Antonella Coppari

ROMA, 20 marzo 2014 - E ADESSO si apre un problema anche per i giornalisti: dovranno abituarsi a non chiamarlo più Cavaliere. Il termine non potrà più essere sinomino di Berlusconi. Non è la fine del mondo, ma è il segno che qualcosa è cambiato: «Fanno passare per delinquente un uomo che non ha mai fatto nulla di male al Paese», si lamenta lui. Che preferisce inviare la richiesta di autospensione alla Federazione dei cavalieri del lavoro prima che fossero presi provvedimenti dopo l’ultima sentenza della Cassazione: «Faccio un passo indietro prima di essere esiliato dal mio mondo».

LA CONFERMA dell’interdizione dai pubblici uffici — oltre a riportargli alla mente la vicenda dell’amico Craxi — lo costringe a concentrarsi sulla prossima scadenza elettorale, benchè frema nell’attesa dell’ennesimo passaggio giudiziario, il 10 aprile. Quando il tribunale di sorveglianza di Milano deciderà come dovrà scontare la pena per la condanna Mediaset. Così piomba a Roma. Con Toti, riunisce a Palazzo Grazioli Brunetta, Romani, Verdini, Gianni Letta e Ghedini per fare il punto. Vuole lanciare un segnale a un partito disorientato. Alcune simulazioni hanno mostrato che, senza il suo nome sulle liste, Forza Italia perderebbe il 6%, calando al 17%. Numeri devastanti, a maggior ragione se relegassero il partito al terzo posto, dopo Grillo. Nella sua residenza romana si ragiona di ipotesi alternative: «Comunque, il presidente resta in campo», assicura Toti. Si torna a parlare della possibilità che uno dei figli ‘si immoli’ per mantenere il ‘brand’. A sorpresa, per i sondaggi il più gradito sarebbe Pier Silvio. In una sfida virtuale contro Renzi, Tecnè lo piazza al 22% contro il 35% del premier. Si spiega perchè il leader forzista preme perché lui si candidi come capolista in tutte le circoscrizioni. Secondo voci, avrebbe pure scritto l’eventuale discorso di accettazione, oltre a registrare il video di un intervento di Pier Silvio a una convention per dimostrarne l’eloquenza. Il diretto interessato nicchia: deve fare i conti, però, con il pressing del partito. Dove sarebbe visto meglio delle figlie. Se non di Marina, sicuramente di Barbara.

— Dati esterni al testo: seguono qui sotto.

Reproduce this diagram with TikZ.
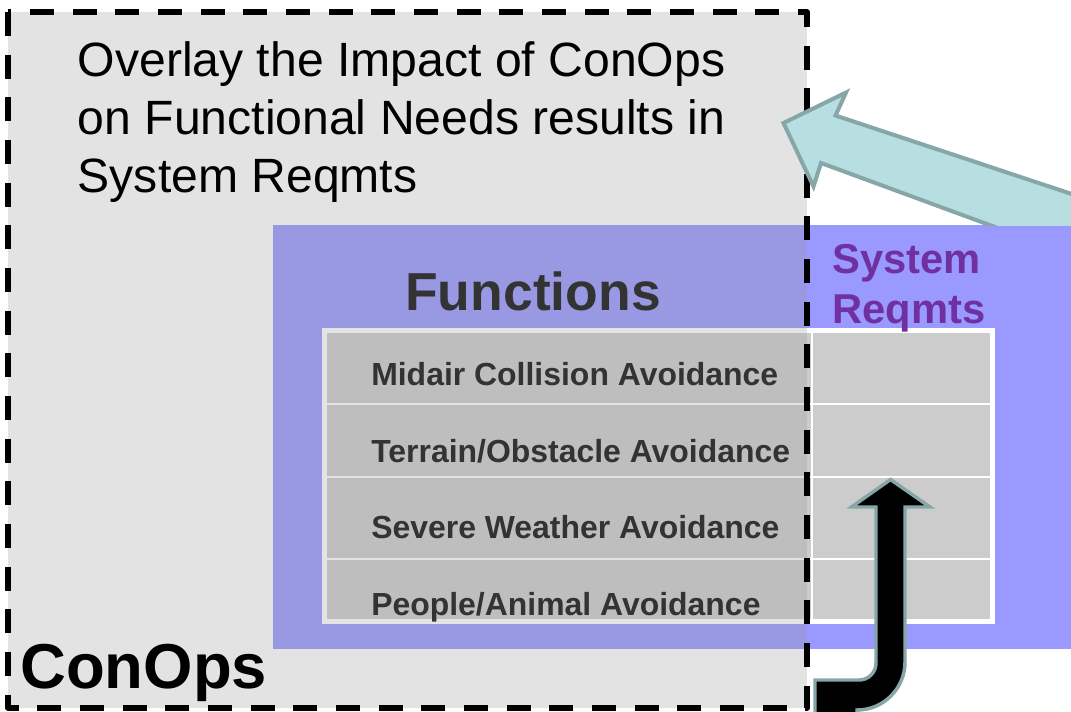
\documentclass[tikz,border=0pt]{standalone}
\usepackage{fontspec}
\setmainfont{Liberation Sans}
\definecolor{conopsgray}{HTML}{9C9C9C}
\definecolor{funcblue}{HTML}{9999FF}
\definecolor{cellgray}{HTML}{CCCCCC}
\definecolor{darktext}{HTML}{333333}
\definecolor{reqpurple}{HTML}{7030A0}
\definecolor{tealfill}{HTML}{B7DFE1}
\definecolor{tealedge}{HTML}{87A6A7}
\tikzset{
  label text/.style={inner sep=0pt, anchor=base west},
  overlay text/.style={label text, font=\fontsize{36.1pt}{43.9pt}\selectfont},
  row text/.style={label text, text=darktext, font=\bfseries\fontsize{23.95pt}{28pt}\selectfont},
  table frame/.style={fill=cellgray, draw=white, line width=3.75pt},
  row rule/.style={draw=white, line width=1.5pt},
  conops border/.style={draw=black, line width=4.1pt, dash pattern=on 18pt off 14pt, line join=round},
  teal block/.style={fill=tealfill, draw=tealedge, line width=3pt, line join=miter},
  black block/.style={fill=black, draw=tealedge, line width=2.6pt, line join=miter}
}
\begin{document}
\begin{tikzpicture}[x=0.75pt, y=-0.75pt]
\useasboundingbox (0,0) rectangle (1071,711);
\clip (0,0) rectangle (1071,711);

% Functions panel
\fill[funcblue] (273,225) rectangle (1080,649);

% Function / requirement table
\draw[table frame] (324.5,330.5) rectangle (992.5,621.5);
\foreach \y in {404,477,559}
  \draw[row rule] (327,\y) -- (990,\y);
\draw[row rule] (812,333) -- (812,619);

% ConOps overlay (translucent)
\fill[conopsgray, fill opacity=0.28] (8,12) rectangle (807,708);

% Headline
\node[overlay text] (ov1) at (77.5,76.7) {Overlay the Impact of ConOps};
\node[overlay text] (ov2) at (77.5,134.2) {on Functional Needs results in};
\node[overlay text] (ov3) at (77.5,192) {System Reqmts};

% Panel titles
\node[label text, text=darktext, font=\bfseries\fontsize{40.1pt}{46pt}\selectfont] (func) at (405,310) {Functions};
\node[label text, text=reqpurple, font=\bfseries\fontsize{31.3pt}{37pt}\selectfont] (sys1) at (832,273) {System};
\node[label text, text=reqpurple, font=\bfseries\fontsize{31.3pt}{37pt}\selectfont] (sys2) at (832,323) {Reqmts};

% Table rows
\node[row text] (r1) at (371,385) {Midair Collision Avoidance};
\node[row text] (r2) at (371,462) {Terrain/Obstacle Avoidance};
\node[row text] (r3) at (371,538) {Severe Weather Avoidance};
\node[row text] (r4) at (371,615) {People/Animal Avoidance};

% ConOps label and border
\node[label text, font=\bfseries\fontsize{47.6pt}{54pt}\selectfont] (conops) at (20,688) {ConOps};
\draw[conops border] (8,12) rectangle (807,708);

% Block arrow pointing at the headline (passes behind the Functions panel)
\begin{scope}
  \clip (0,0) rectangle (1071,225);
  \draw[teal block] (783.5,123) -- (846,92.5) -- (835.5,115.5) -- (1150,220)
    -- (1150,284) -- (821,163) -- (813.5,186.5) -- cycle;
\end{scope}

% Bent arrow rising into the requirements column
\draw[black block] (815,716) -- (815,680) -- (859,680)
  .. controls (868.4,680) and (876,672.4) .. (876,663)
  -- (876,507) -- (851.5,507) -- (890.5,479.5) -- (930,507) -- (905,507)
  -- (905,662)
  .. controls (905,688.5) and (883.5,710) .. (857,710)
  -- (857,716) -- cycle;
\end{tikzpicture}
\end{document}
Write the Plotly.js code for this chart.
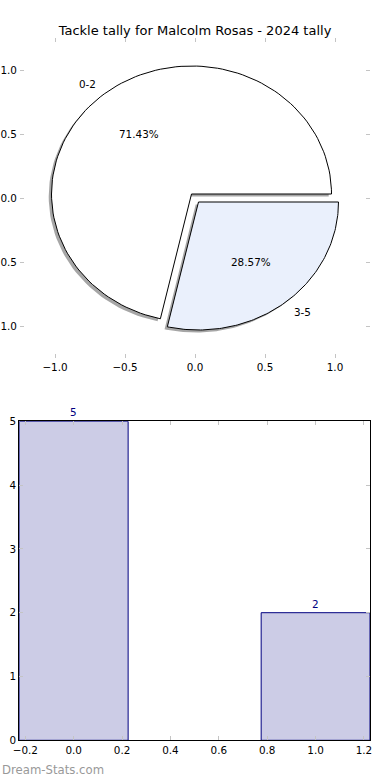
<!DOCTYPE html>
<html>
<head>
<meta charset="utf-8">
<script src="https://cdn.plot.ly/plotly-3.0.1.min.js"></script>
<style>html,body{margin:0;padding:0;background:#fff;}#chart{width:390px;height:780px;}</style>
</head>
<body>
<div id="chart"></div>
<script>
// ---- data ----
const chartTitle = 'Tackle tally for Malcolm Rosas - 2024 tally';
const categories = ['0-2', '3-5'];
const tallies = [5, 2];
const barPositions = [0, 1];
const explodeVals = [0.04, 0.04];
const pieTicks = [-1.0, -0.5, 0.0, 0.5, 1.0];
const barXTicks = [-0.2, 0.0, 0.2, 0.4, 0.6, 0.8, 1.0, 1.2];
const barYTicks = [0, 1, 2, 3, 4, 5];
const watermark = 'Dream-Stats.com';

// ---- styles ----
const FONT = 'DejaVu Sans, sans-serif';
const sliceColors = ['#ffffff', '#eaf0fc'];
const barFill = '#ccccE6';
const barEdge = '#000080';
const tickGrey = '#c4c4c4';
const W = 390, H = 780;

const total = tallies.reduce((a, b) => a + b, 0);
const traces = [];
const wedgeTraces = [];
const shadowTraces = [];
const annotations = [];
let acc = 0;
tallies.forEach((v, i) => {
  const frac = v / total;
  const t1 = acc * 2 * Math.PI;
  const t2 = (acc + frac) * 2 * Math.PI;
  acc += frac;
  const mid = (t1 + t2) / 2;
  const cx = explodeVals[i] * Math.cos(mid);
  const cy = explodeVals[i] * Math.sin(mid);
  const n = 120;
  const xs = [cx], ys = [cy];
  for (let k = 0; k <= n; k++) {
    const t = t1 + (t2 - t1) * k / n;
    xs.push(cx + Math.cos(t));
    ys.push(cy + Math.sin(t));
  }
  xs.push(cx); ys.push(cy);
  shadowTraces.push({
    type: 'scatter', mode: 'lines', x: xs.map(p => p - 0.02), y: ys.map(p => p - 0.02),
    fill: 'toself', fillcolor: 'rgba(77,77,77,0.5)', line: {width: 0, color: 'rgba(0,0,0,0)'},
    xaxis: 'x', yaxis: 'y', hoverinfo: 'skip', showlegend: false
  });
  wedgeTraces.push({
    type: 'scatter', mode: 'lines', x: xs, y: ys,
    fill: 'toself', fillcolor: sliceColors[i], line: {width: 1, color: '#000000'},
    xaxis: 'x', yaxis: 'y', hoverinfo: 'skip', showlegend: false
  });
  const lx = cx + 1.1 * Math.cos(mid), ly = cy + 1.1 * Math.sin(mid);
  annotations.push({
    x: lx, y: ly, xref: 'x', yref: 'y', text: categories[i], showarrow: false,
    xanchor: lx < 0 ? 'right' : 'left', yanchor: 'middle', xshift: lx < 0 ? 3 : -3,
    font: {family: FONT, size: 10.4, color: '#000'}
  });
  annotations.push({
    x: cx + 0.6 * Math.cos(mid), y: cy + 0.6 * Math.sin(mid), xref: 'x', yref: 'y',
    text: (frac * 100).toFixed(2) + '%', showarrow: false,
    xanchor: 'center', yanchor: 'middle',
    font: {family: FONT, size: 10.4, color: '#000'}
  });
});
traces.push(...shadowTraces, ...wedgeTraces);

traces.push({
  type: 'bar', x: barPositions, y: tallies, width: 0.45,
  marker: {color: barFill, line: {color: barEdge, width: 1}},
  xaxis: 'x2', yaxis: 'y2', hoverinfo: 'skip', showlegend: false
});
barPositions.forEach((p, i) => {
  annotations.push({
    x: p, y: tallies[i], xref: 'x2', yref: 'y2', text: String(tallies[i]), showarrow: false,
    xanchor: 'center', yanchor: 'bottom', yshift: 1,
    font: {family: FONT, size: 10.4, color: barEdge}
  });
});
annotations.push({
  x: 0, y: 1 - 770 / H, xref: 'paper', yref: 'paper', text: watermark, showarrow: false,
  xanchor: 'left', yanchor: 'middle', font: {family: FONT, size: 11.7, color: '#999999'}
});

const tickFont = {family: FONT, size: 10.4, color: '#000'};
const pieAxis = {
  range: [-1.25, 1.25], tickvals: pieTicks, tickformat: '.1f', showgrid: false, zeroline: false,
  showline: true, linecolor: 'rgba(0,0,0,0)', mirror: 'ticks', ticks: 'inside', ticklen: 4,
  tickcolor: tickGrey, tickwidth: 1, tickfont: tickFont, fixedrange: true
};
const layout = {
  width: W, height: H, margin: {l: 0, r: 0, t: 0, b: 0},
  paper_bgcolor: '#fff', plot_bgcolor: 'rgba(0,0,0,0)', showlegend: false,
  title: {text: chartTitle, x: 195 / W, xanchor: 'center', y: 1 - 30 / H, yanchor: 'middle',
          font: {family: FONT, size: 13, color: '#000'}},
  xaxis: Object.assign({}, pieAxis, {domain: [20 / W, 370 / W], anchor: 'y'}),
  yaxis: Object.assign({}, pieAxis, {domain: [1 - 358 / H, 1 - 38 / H], anchor: 'x'}),
  xaxis2: {
    domain: [19.3 / W, 370 / W], anchor: 'y2', range: [-0.225, 1.225], tickvals: barXTicks,
    tickformat: '.1f', showgrid: false, zeroline: false, showline: true, linecolor: '#000',
    linewidth: 1, mirror: 'ticks', ticks: 'inside', ticklen: 4, tickcolor: tickGrey,
    tickfont: tickFont, fixedrange: true
  },
  yaxis2: {
    domain: [1 - 740.3 / H, 1 - 421.3 / H], anchor: 'x2', range: [0, 5], tickvals: barYTicks,
    showgrid: false, zeroline: false, showline: true, linecolor: '#000', linewidth: 1,
    mirror: 'ticks', ticks: 'inside', ticklen: 4, tickcolor: tickGrey,
    tickfont: tickFont, fixedrange: true
  },
  annotations: annotations
};
Plotly.newPlot('chart', traces, layout, {staticPlot: true, displayModeBar: false});
</script>
</body>
</html>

IN ALTERNATIVA, c’è lo scenario B: lasciare il cognome nel simbolo. Da un lato gli avvocati temono che i magistrati considerino la scelta una dichiarazione di guerra. Dall’altro, non si sottovaluta il rischio che l’elettore scriva quel nome sulla scheda annullandola. In assenza del padre e dei figli, l’unica via di uscita sono i big nelle liste. Di qui l’idea di concedere deroghe per permettere ad alcuni parlamentari di candidarsi. Qualcuno dava Fitto capolista al Sud, Brunetta nel Nord est, con Tajani al centro e Toti nel Nord Ovest. «Niente è stato deciso», assicura quest’ultimo. Per evitare nuove liti dentro Fi, aggiungono i maligni.